There are additional problems with this scenario. The airplane had fuel to fly well beyond the two hours when it was last in radar contact. The plane was fueled for a flight to Beijing that would have landed at 6:30 a.m. (Beijing is in the same time zone as Kuala Lumpur). It is possible that the plane flew even further into the Indian Ocean before running out of fuel and crashing.

Further, airliners have more than one source of electricity. Multiple generators and batteries make an instantaneous electrical failure unlikely. Using battery power, the crew should have been able to at least report their situation to ATC. An electrical failure without some sort of crew incapacitation would require a series of serious pilot errors to wander 300 miles off course without any radio contact.

Another possibility is a hijacking, although this is unlikely due to the scrutiny given to the plane’s passengers since its disappearance. Two passengers from Iran were revealed to be traveling on stolen passports, but authorities report having found no links to terrorist groups with these men or the other passengers. Yahoo News Australia reported that several Chinese journalists had received an untraceable email from an encrypted service that claimed responsibility for the attack and referenced last week’s knife attack by Uyghur separatists in China that killed 29.

The Malaysia Airlines website notes that the 777-200 is equipped with satellite phones.

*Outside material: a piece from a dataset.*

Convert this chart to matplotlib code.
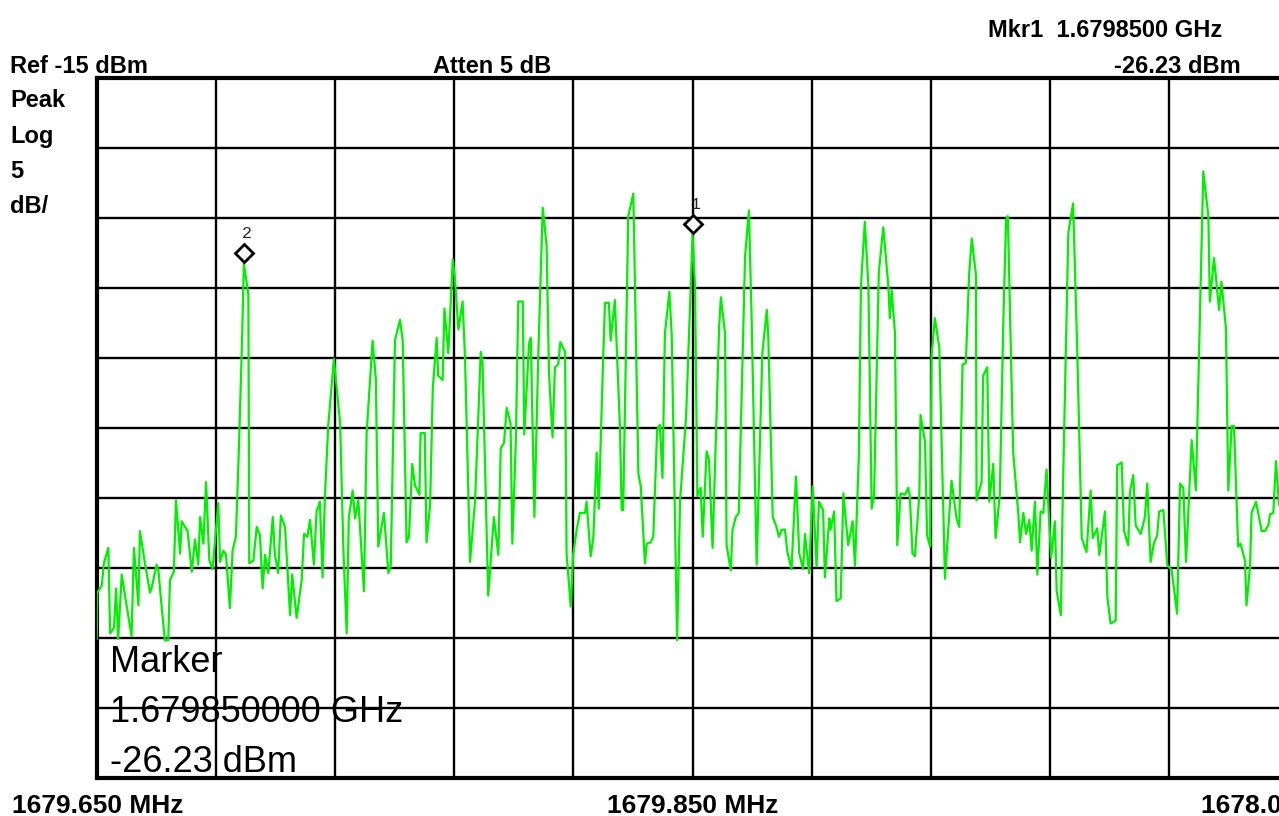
import matplotlib
matplotlib.use("Agg")
import matplotlib.pyplot as plt
import numpy as np
from matplotlib.transforms import offset_copy

# Sweep settings
START_MHZ = 1679.650
CENTER_MHZ = 1679.850
STOP_MHZ = 1680.050
REF_DBM = -15.0
DB_PER_DIV = 5.0
N_DIV = 10

# Marker readout
MKR1_FREQ_GHZ = 1.67985
MKR1_LEVEL_DBM = -26.23

# Trace points: offset from start frequency (kHz) and level (dBm)
offset_khz = [
    0.0, 0.2, 1.7, 2.4, 3.9, 4.5, 5.8, 6.5, 7.2, 8.4, 10.1, 11.7, 12.5, 14.0, 14.5,
    16.2, 17.9, 18.5, 20.1, 20.7, 21.8, 22.9, 24.0, 24.6, 25.9, 26.6, 28.0, 28.5,
    30.5, 31.9, 33.0, 34.1, 34.7, 35.8, 36.7, 37.8, 38.9, 40.8, 41.4, 42.5, 43.4,
    44.7, 45.6, 46.7, 47.5, 48.7, 49.4, 50.9, 51.2, 52.6, 53.7, 54.8, 55.7, 56.5,
    57.6, 59.1, 59.8, 60.9, 61.8, 63.2, 64.9, 65.6, 67.1, 68.8, 69.6, 70.7, 71.6,
    72.9, 73.8, 74.9, 75.8, 76.6, 77.7, 79.6, 81.7, 82.8, 83.9, 84.6, 85.9, 86.7,
    87.8, 89.7, 90.6, 92.6, 93.7, 94.5, 96.4, 97.9, 98.7, 100.1, 101.8, 102.7,
    104.0, 104.8, 105.9, 106.8, 108.3, 108.7, 110.1, 110.7, 111.9, 112.8, 114.1,
    114.6, 116.1, 116.7, 118.0, 119.5, 120.2, 121.4, 122.8, 123.6, 125.3, 127.0,
    128.9, 129.5, 131.4, 133.3, 134.8, 135.6, 136.7, 137.6, 138.9, 139.5, 140.7,
    141.5, 143.0, 143.5, 145.1, 145.7, 146.9, 148.2, 149.7, 151.0, 151.8, 153.0,
    153.8, 154.9, 155.6, 157.2, 157.7, 159.1, 159.9, 161.1, 162.2, 163.9, 164.4,
    165.8, 166.7, 167.8, 168.5, 170.0, 170.6, 171.9, 172.5, 173.9, 175.6, 176.2,
    176.7, 178.4, 180.1, 181.8, 182.6, 184.0, 184.6, 185.9, 186.8, 188.1, 189.0,
    189.9, 190.7, 192.2, 193.0, 194.8, 195.8, 197.8, 200.0, 200.8, 201.6, 202.7,
    203.4, 204.7, 205.5, 206.7, 207.5, 208.9, 209.5, 210.9, 211.4, 212.8, 213.4,
    214.5, 215.5, 217.6, 218.9, 219.8, 221.5, 223.4, 224.9, 225.4, 226.9, 228.0,
    229.0, 229.9, 231.0, 231.8, 233.2, 234.7, 235.8, 237.1, 237.7, 239.1, 240.3,
    241.6, 242.4, 243.8, 244.4, 245.9, 246.3, 247.5, 248.3, 249.7, 250.6, 252.2,
    253.7, 254.5, 255.8, 256.5, 257.8, 259.0, 260.1, 260.9, 262.5, 264.0, 265.7,
    266.2, 266.8, 267.9, 268.7, 269.8, 271.3, 272.4, 272.9, 273.8, 274.6, 276.1,
    276.5, 278.0, 278.7, 279.7, 280.2, 281.3, 282.8, 284.7, 286.9, 288.6, 289.5,
    290.6, 291.7, 292.8, 293.7, 295.1, 295.3, 297.0, 297.5, 298.9, 299.6, 300.9,
    301.7, 303.1, 304.3, 305.2, 305.8, 307.6, 309.3, 309.9, 311.0, 311.9, 313.0,
    313.8, 314.9, 315.7, 316.8, 317.7, 318.8, 320.3, 321.6, 322.2, 323.6, 324.2,
    326.1, 327.7, 329.1, 330.6, 332.2, 333.6, 334.3, 335.8, 336.5, 338.4, 339.2,
    340.3, 342.0, 342.5, 344.0, 344.8, 346.2, 346.8, 347.9, 348.7, 350.4, 351.8,
    352.6, 353.7, 354.8, 355.9, 356.6, 358.0, 359.3, 360.8, 362.6, 363.6, 364.7,
    365.6, 367.5, 368.9, 370.5, 371.4, 373.1, 373.6, 375.0, 376.7, 377.5, 379.0,
    379.8, 380.9, 381.7, 383.1, 383.9, 385.4, 385.9, 387.1, 387.6, 389.1, 391.0,
    392.1, 393.2, 393.8, 394.9, 395.8, 396.8,
]
level_dbm = [
    -55.1, -51.8, -51.3, -49.7, -48.6, -54.7, -54.3, -51.5, -55.1, -50.5, -52.8, -54.9, -48.6, -52.7, -47.4,
    -49.7, -51.8, -51.4, -49.8, -50.2, -52.8, -55.2, -55.2, -50.9, -50.3, -45.2, -49.0, -46.7,
    -47.4, -50.3, -48.0, -49.8, -46.4, -48.3, -43.9, -49.5, -50.1, -45.4, -49.6, -48.8, -49.1,
    -52.9, -48.8, -47.8, -43.0, -34.5, -28.3, -30.5, -49.7, -49.5, -47.1, -47.7, -51.5, -49.1,
    -50.4, -46.4, -49.1, -50.4, -46.3, -47.1, -53.4, -50.5, -53.6, -50.9, -47.6, -47.8, -46.6,
    -49.8, -46.0, -45.3, -50.7, -44.9, -39.9, -35.1, -39.7, -48.8, -54.7, -46.5, -44.5, -46.5,
    -45.2, -51.7, -40.4, -33.8, -36.6, -48.5, -46.1, -50.4, -49.8, -33.8, -32.3, -33.8,
    -48.2, -47.8, -42.6, -44.1, -44.8, -40.4, -40.4, -48.2, -45.5, -37.2, -33.6,
    -36.3, -36.6, -31.5, -34.7, -28.0, -29.3, -33.0, -31.0, -34.9, -49.6, -45.2,
    -34.6, -35.4, -52.0, -46.4, -49.1, -41.5, -41.1, -38.6, -39.7, -48.3, -40.8,
    -31.0, -31.0, -40.5, -34.0, -33.6, -46.4, -34.9, -24.3, -27.0, -36.1, -40.7,
    -35.7, -35.5, -33.9, -34.6, -49.0, -52.8, -49.1, -47.3, -46.1, -46.1, -45.3,
    -49.2, -47.8, -41.8, -45.8, -34.9, -31.1, -31.1, -33.8, -30.9, -39.9, -45.9,
    -45.9, -24.9, -23.3, -43.3, -44.2, -49.7, -48.3, -48.2, -47.8, -40.2, -39.8,
    -43.6, -33.3, -30.3, -33.5, -55.2, -45.2, -39.3, -26.23, -29.9, -44.9, -44.3,
    -47.8, -41.7, -42.3, -48.6, -43.0, -32.8, -30.7, -33.3, -48.4, -50.2, -47.3,
    -46.4, -46.1, -27.8, -24.5, -32.1, -49.8, -34.7, -31.6, -33.5, -46.4, -47.0,
    -47.8, -47.3, -47.3, -48.9, -50.1, -43.5, -49.0, -50.1, -47.6, -50.4, -44.2,
    -49.9, -45.3, -45.9, -50.7, -46.5, -47.3, -46.0, -52.4, -52.2, -44.7, -48.4,
    -46.7, -49.9, -42.0, -29.9, -25.3, -29.9, -45.8, -44.9, -28.9, -25.7, -29.9,
    -32.2, -30.2, -33.2, -48.4, -44.7, -44.8, -44.3, -44.9, -49.0, -49.2, -44.8,
    -39.1, -41.0, -47.7, -48.5, -34.9, -32.2, -34.3, -50.8, -43.8, -46.5, -47.1,
    -35.5, -35.4, -29.1, -26.5, -29.1, -45.2, -43.9, -36.3, -35.7, -45.3, -42.6,
    -47.9, -44.8, -32.3, -25.2, -24.9, -41.8, -46.1, -48.2, -46.1, -47.6, -46.6,
    -48.8, -45.3, -50.5, -46.0, -46.1, -43.0, -49.3, -46.7, -51.7, -53.4, -45.4,
    -26.1, -24.0, -34.5, -47.9, -48.9, -44.5, -47.9, -47.2, -49.1, -46.0, -52.1,
    -54.0, -53.8, -42.7, -42.5, -47.4, -48.4, -44.6, -43.4, -47.0, -47.6, -46.4,
    -44.0, -49.6, -48.3, -47.7, -46.0, -45.9, -49.8, -50.2, -53.3, -44.0, -44.3,
    -49.6, -40.9, -44.5, -29.7, -21.7, -24.9, -31.0, -27.9, -31.6, -29.6, -32.9,
    -44.5, -39.9, -39.9, -48.5, -48.3, -49.5, -52.7, -49.9, -46.1, -45.3, -47.4,
    -47.4, -47.0, -46.2, -46.1, -42.4, -45.5,
]

W, H = 1279, 816
freq_mhz = START_MHZ + np.array(offset_khz) / 1000.0
level = np.array(level_dbm)

fig = plt.figure(figsize=(W / 100, H / 100), dpi=100)
ax = fig.add_axes([96.7 / W, (H - 777.5) / H, 1191.8 / W, 700 / H])

ax.plot(freq_mhz, level, color="#00f000", lw=1.6, zorder=3)

bottom = REF_DBM - N_DIV * DB_PER_DIV
ax.set_xlim(START_MHZ, STOP_MHZ)
ax.set_ylim(bottom, REF_DBM)
ax.set_xticks(np.linspace(START_MHZ, STOP_MHZ, N_DIV + 1))
ax.set_yticks(np.linspace(bottom, REF_DBM, N_DIV + 1))
ax.tick_params(length=0, labelbottom=False, labelleft=False)
ax.grid(True, color="black", lw=1.7, zorder=1)
ax.set_axisbelow(True)
for sp in ax.spines.values():
    sp.set_linewidth(3)

# Markers: diamond sits a little above the trace point, number above that
m1_f = MKR1_FREQ_GHZ * 1000.0
peak_zone = freq_mhz < START_MHZ + 0.1
m2_i = np.argmax(np.where(peak_zone, level, -999))
markers = [(1, m1_f, MKR1_LEVEL_DBM), (2, freq_mhz[m2_i], level[m2_i])]
lift = offset_copy(ax.transData, fig=fig, y=7.5, units="points")
for num, f, lv in markers:
    ax.plot([f], [lv], marker="D", ms=9, mfc="white", mec="black", mew=2,
            transform=lift, zorder=5, clip_on=False)
    ax.annotate(str(num), (f, lv), xytext=(2, 22), textcoords="offset points",
                ha="center", va="center", fontsize=12, color="#222222",
                family=["Liberation Mono", "DejaVu Sans Mono"])

sans = ["Liberation Sans", "DejaVu Sans"]


def put(x, y, s, **kw):
    fig.text(x / W, 1 - y / H, s, va="baseline", family=sans, **kw)


# Header
put(10, 73, "Ref -15 dBm", fontsize=17, weight="bold")
put(10, 107, "Peak", fontsize=17, weight="bold")
put(10, 143, "Log", fontsize=17, weight="bold")
put(10, 178, "5", fontsize=17, weight="bold")
put(10, 213, "dB/", fontsize=17, weight="bold")
put(492, 73, "Atten 5 dB", fontsize=17, weight="bold", ha="center")
put(1222, 37, f"Mkr1  {MKR1_FREQ_GHZ:.7f} GHz", fontsize=17, weight="bold", ha="right")
put(1241, 73, f"{MKR1_LEVEL_DBM:.2f} dBm", fontsize=17, weight="bold", ha="right")

# Marker readout box
put(110, 672, "Marker", fontsize=26)
put(110, 722, f"{MKR1_FREQ_GHZ:.9f} GHz", fontsize=26)
put(110, 772, f"{MKR1_LEVEL_DBM:.2f} dBm", fontsize=26)

# Frequency labels along the bottom
put(12, 813, f"{START_MHZ:.3f} MHz", fontsize=19, weight="bold")
put(693, 813, f"{CENTER_MHZ:.3f} MHz", fontsize=19, weight="bold", ha="center")
put(1201, 813, "1678.050 MHz", fontsize=19, weight="bold")

fig.savefig("out.png", dpi=100)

In the event of a hijacking or other nonelectrical emergency, it is likely that passengers would have attempted to use these phones to contact authorities or their loved ones as many passengers did during the September 11 attacks. A hijacker in the cockpit might have been able to disable the phones by pulling the cabin circuit breaker, however. They would also likely have been unavailable in a catastrophic electrical failure.

There are problems with the hijacking scenario as well. The biggest is that the plane likely crashed into the sea. Terrorists would have probably chosen a high value target for maximum destruction or landed and presented demands to authorities. It would probably have taken more than the two identified Iranians to control the 239 passengers and crew on MH 370. Yahoo Australian News did report on March 10 that Malaysia’s transport ministry was looking at four suspect passengers.

Perhaps the most likely theory is that one of the pilots committed suicide, taking the rest of the passengers and crew with him. In this scenario, one of the pilots would have left the cockpit, perhaps for a trip to the lav, and the other pilot would have locked him out of the cockpit and disabled the satellite phones in the cabin. At that point, the flying pilot would have turned off the transponder and flown the airplane until either its fuel ran out or until he decided to deliberately crash.

There have been a number of pilots who committed suicide by crashing their airliners. Suicide is suspected in the November 2013 crash of a Mozambique Airlines Embraer 190 according to the International Business Times. The most famous case of pilot suicide was the 1999 crash of Egypt Air 990 enroute from New York to Cairo. Two more crashes in the 1990s, one in Indonesia and the other in Morocco, were also attributed to suicide. A Japan Air Lines DC-8 crashed in 1982 during the captain’s unsuccessful suicide attempt.

It may be days before the wreckage of Malaysia 370 is located. In 2009, it took five days to locate the remains of Air France 447. Even without full radar coverage, the South China Morning Post reported that Rolls Royce, the manufacturer of the plane’s engines, tracks all its engines from its control center in England. It is believed that Boeing has a similar capability for tracking its airplanes.

With Air France 447, it took years to retrieve the flight data recorder and determine the cause of the accident, the answer was finally found. In the case of MH 370, due to the long elapsed time between the loss of contact and the ultimate crash, many of the answers may never be found. Engine parameters will be recorded by the flight data recorder, but cockpit voice recorders are only required to record 30 minutes. They typically delete earlier recordings as they record in a loop. This may mean that the crew’s reaction to whatever happened near the coast of Vietnam is forever lost.